The Challenge of Traditional Financial Planning
Traditional budget models fall short when it comes to managing AI’s dynamic needs. Much like the cloud, AI requires precise tracking to attribute costs to business outcomes. However, the complexity of AI projects—ranging from data preparation to regulatory compliance—complicates this process.
For finance teams, tracking AI spending with accuracy is nearly impossible without the right systems in place. But unless companies establish clear connections between investment and impact, it’s difficult to track AI’s true ROI.
The Strategic Value of Cost Transparency
Transparency in AI costs allows for smarter decision-making. It enables businesses to allocate resources efficiently and prioritize high-value projects. In particular, AI transparency is crucial when specialized talent is in high demand.
By adopting cost management practices like FinOps, businesses can identify waste, optimize infrastructure, and adjust models as needed.

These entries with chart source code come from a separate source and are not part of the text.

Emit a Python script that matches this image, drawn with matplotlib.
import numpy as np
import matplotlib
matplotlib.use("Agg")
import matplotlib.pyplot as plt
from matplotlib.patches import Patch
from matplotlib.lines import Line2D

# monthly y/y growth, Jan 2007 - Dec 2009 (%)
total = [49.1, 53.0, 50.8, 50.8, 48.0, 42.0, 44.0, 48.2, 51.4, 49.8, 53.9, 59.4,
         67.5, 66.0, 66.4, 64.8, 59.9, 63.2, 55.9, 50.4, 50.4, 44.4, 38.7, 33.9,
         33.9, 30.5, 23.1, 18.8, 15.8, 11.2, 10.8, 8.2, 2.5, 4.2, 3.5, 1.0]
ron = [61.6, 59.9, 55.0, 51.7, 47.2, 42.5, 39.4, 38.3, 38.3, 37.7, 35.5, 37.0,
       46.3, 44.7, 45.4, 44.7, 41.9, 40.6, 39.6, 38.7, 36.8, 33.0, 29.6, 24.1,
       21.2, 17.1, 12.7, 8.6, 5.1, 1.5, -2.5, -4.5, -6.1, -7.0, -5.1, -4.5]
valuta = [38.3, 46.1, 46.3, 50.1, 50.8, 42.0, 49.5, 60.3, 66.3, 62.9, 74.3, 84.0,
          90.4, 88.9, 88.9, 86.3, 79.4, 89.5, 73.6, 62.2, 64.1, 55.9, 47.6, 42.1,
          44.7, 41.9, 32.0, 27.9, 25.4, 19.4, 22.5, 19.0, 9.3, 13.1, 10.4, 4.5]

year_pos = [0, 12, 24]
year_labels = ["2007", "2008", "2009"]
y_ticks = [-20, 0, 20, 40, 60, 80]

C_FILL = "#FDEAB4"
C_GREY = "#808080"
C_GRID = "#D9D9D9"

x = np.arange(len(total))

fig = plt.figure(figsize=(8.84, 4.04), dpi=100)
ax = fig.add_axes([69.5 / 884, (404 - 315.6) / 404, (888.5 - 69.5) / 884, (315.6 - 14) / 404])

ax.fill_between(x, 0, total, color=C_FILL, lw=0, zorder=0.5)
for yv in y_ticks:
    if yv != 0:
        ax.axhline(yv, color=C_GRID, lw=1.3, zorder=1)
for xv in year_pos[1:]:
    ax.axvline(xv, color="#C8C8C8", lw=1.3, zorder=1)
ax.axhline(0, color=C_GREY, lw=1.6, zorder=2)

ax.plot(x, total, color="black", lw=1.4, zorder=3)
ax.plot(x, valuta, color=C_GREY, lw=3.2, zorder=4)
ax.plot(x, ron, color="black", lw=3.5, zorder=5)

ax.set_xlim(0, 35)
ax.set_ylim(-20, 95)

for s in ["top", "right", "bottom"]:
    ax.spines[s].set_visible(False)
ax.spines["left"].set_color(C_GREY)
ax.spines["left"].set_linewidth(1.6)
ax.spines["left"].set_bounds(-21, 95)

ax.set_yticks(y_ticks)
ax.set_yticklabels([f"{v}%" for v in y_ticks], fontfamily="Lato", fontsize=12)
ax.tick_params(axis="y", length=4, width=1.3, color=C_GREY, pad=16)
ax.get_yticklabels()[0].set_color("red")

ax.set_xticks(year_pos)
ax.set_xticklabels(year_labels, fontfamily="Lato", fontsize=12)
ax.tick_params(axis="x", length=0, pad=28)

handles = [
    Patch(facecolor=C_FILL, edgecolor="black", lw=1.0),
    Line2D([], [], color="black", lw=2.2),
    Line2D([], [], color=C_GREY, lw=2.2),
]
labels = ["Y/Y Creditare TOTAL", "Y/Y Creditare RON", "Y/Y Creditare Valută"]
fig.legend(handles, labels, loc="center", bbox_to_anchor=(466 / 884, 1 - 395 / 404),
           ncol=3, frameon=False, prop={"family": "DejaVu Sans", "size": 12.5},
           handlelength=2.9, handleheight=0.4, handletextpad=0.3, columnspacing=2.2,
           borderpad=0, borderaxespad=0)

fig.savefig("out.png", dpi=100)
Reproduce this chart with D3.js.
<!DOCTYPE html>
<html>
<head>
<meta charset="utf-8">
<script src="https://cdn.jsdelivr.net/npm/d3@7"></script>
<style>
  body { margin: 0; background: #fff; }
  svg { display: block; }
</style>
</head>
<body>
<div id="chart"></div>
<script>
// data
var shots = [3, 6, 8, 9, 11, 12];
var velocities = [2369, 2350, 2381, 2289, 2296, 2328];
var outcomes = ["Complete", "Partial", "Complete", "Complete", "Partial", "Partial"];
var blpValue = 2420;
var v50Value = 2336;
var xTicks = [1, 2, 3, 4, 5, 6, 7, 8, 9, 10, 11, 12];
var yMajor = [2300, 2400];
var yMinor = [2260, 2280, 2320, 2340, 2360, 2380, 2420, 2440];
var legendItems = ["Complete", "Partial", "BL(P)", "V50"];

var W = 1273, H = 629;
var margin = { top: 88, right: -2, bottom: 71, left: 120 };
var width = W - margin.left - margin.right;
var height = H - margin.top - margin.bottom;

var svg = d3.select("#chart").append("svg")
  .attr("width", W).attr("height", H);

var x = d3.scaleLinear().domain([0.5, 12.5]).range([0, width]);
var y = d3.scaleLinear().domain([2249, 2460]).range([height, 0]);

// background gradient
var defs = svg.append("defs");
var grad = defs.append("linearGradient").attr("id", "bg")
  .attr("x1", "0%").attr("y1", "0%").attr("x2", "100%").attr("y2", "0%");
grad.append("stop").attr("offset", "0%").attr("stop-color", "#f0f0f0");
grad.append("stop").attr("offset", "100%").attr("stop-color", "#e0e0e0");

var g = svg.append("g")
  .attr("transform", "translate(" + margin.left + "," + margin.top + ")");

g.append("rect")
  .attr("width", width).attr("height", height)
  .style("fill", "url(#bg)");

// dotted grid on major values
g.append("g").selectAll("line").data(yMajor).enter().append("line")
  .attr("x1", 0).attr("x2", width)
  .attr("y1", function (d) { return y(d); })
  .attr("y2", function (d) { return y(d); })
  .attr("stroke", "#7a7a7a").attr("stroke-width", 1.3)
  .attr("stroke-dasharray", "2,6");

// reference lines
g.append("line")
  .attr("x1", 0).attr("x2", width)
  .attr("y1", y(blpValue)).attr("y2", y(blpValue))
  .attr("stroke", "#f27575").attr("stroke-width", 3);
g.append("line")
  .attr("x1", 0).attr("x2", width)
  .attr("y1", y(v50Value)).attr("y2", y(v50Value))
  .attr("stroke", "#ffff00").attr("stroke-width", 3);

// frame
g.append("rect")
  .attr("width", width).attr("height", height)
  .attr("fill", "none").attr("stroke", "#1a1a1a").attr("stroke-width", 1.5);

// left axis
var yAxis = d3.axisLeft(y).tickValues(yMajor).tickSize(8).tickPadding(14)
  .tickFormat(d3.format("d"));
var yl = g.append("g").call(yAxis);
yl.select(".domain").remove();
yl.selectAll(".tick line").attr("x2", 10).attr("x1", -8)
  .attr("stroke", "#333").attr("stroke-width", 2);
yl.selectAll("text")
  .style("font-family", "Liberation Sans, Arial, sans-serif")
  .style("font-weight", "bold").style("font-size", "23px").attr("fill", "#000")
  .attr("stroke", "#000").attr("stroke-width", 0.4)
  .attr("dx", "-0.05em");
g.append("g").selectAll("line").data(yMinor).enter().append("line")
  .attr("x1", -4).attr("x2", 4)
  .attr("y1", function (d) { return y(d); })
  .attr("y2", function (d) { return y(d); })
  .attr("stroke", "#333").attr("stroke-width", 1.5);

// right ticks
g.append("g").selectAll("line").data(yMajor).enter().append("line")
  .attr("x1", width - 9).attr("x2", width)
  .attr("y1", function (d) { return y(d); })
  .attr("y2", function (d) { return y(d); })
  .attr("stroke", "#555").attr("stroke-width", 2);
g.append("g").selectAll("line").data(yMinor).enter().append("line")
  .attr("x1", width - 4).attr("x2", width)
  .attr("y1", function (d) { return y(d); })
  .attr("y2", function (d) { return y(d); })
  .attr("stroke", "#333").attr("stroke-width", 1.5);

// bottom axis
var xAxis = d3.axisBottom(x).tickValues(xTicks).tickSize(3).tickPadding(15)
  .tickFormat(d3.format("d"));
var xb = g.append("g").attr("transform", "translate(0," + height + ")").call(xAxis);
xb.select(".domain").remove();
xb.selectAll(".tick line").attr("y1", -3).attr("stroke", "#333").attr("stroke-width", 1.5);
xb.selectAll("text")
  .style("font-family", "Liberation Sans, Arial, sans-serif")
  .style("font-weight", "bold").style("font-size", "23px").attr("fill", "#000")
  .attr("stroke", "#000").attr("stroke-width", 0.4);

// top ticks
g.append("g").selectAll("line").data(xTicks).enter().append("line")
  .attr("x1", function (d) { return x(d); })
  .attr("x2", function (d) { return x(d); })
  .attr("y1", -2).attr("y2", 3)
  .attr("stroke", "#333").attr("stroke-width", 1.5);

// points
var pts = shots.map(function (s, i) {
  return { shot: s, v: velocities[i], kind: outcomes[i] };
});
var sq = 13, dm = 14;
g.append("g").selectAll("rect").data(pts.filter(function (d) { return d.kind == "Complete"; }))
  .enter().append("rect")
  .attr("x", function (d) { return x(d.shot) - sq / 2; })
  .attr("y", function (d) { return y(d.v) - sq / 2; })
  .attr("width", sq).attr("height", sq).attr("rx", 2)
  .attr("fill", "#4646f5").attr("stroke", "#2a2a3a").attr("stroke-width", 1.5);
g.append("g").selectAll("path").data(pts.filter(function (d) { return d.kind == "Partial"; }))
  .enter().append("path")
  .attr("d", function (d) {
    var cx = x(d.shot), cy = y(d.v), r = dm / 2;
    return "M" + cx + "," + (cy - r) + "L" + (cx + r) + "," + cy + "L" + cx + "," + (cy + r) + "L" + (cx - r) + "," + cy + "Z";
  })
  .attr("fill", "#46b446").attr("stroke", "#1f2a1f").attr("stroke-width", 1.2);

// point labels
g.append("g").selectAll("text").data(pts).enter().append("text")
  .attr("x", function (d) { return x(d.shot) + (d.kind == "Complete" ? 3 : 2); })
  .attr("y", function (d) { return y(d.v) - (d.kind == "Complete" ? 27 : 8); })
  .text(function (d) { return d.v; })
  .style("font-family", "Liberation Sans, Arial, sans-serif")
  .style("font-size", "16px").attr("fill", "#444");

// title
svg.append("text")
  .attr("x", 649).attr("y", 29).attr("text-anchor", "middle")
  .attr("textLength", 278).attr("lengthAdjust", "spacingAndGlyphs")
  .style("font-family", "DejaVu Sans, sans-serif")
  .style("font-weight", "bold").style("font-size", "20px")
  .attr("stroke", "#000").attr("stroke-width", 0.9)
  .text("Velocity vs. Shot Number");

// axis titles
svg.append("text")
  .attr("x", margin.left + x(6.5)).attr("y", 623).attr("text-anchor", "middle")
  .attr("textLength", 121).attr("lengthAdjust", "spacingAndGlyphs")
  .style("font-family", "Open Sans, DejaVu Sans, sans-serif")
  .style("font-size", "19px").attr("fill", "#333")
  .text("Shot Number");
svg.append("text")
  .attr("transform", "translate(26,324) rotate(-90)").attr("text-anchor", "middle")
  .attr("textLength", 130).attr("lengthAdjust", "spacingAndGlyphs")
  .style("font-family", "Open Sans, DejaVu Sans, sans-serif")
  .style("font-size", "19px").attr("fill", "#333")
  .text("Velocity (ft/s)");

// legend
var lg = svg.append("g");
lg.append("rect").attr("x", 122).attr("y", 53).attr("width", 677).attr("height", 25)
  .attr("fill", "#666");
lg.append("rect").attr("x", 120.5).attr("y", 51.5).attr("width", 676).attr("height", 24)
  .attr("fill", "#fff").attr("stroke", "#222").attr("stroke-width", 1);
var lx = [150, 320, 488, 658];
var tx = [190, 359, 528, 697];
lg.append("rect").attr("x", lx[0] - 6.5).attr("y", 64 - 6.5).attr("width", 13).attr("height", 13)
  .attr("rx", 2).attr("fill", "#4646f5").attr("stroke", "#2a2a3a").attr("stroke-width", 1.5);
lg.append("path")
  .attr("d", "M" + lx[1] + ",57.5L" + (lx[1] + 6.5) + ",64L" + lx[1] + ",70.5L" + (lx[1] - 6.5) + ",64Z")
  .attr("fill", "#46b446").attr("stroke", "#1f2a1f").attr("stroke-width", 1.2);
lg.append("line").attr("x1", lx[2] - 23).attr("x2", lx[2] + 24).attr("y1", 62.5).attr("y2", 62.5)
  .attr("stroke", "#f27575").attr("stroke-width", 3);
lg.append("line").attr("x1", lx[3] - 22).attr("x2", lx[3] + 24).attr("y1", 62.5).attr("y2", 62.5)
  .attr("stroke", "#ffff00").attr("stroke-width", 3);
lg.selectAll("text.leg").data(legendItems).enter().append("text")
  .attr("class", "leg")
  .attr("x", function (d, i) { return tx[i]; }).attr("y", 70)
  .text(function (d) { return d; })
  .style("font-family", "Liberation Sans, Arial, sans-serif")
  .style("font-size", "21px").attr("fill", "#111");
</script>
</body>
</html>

Monitoring AI spending helps leaders avoid unnecessary expenses and pivot when projects become too costly.
AI Cost Management with TBM
Effective AI cost management relies on three key practices: IT financial management (ITFM), FinOps, and strategic portfolio management (SPM). These form the Technology Business Management (TBM) framework, which helps companies align AI spending with business goals.
TBM supports the creation of a clear, unified approach to AI costs, helping organizations make informed decisions. With this structure, AI becomes a measurable business asset, transforming from a costly risk into a valuable, strategic investment.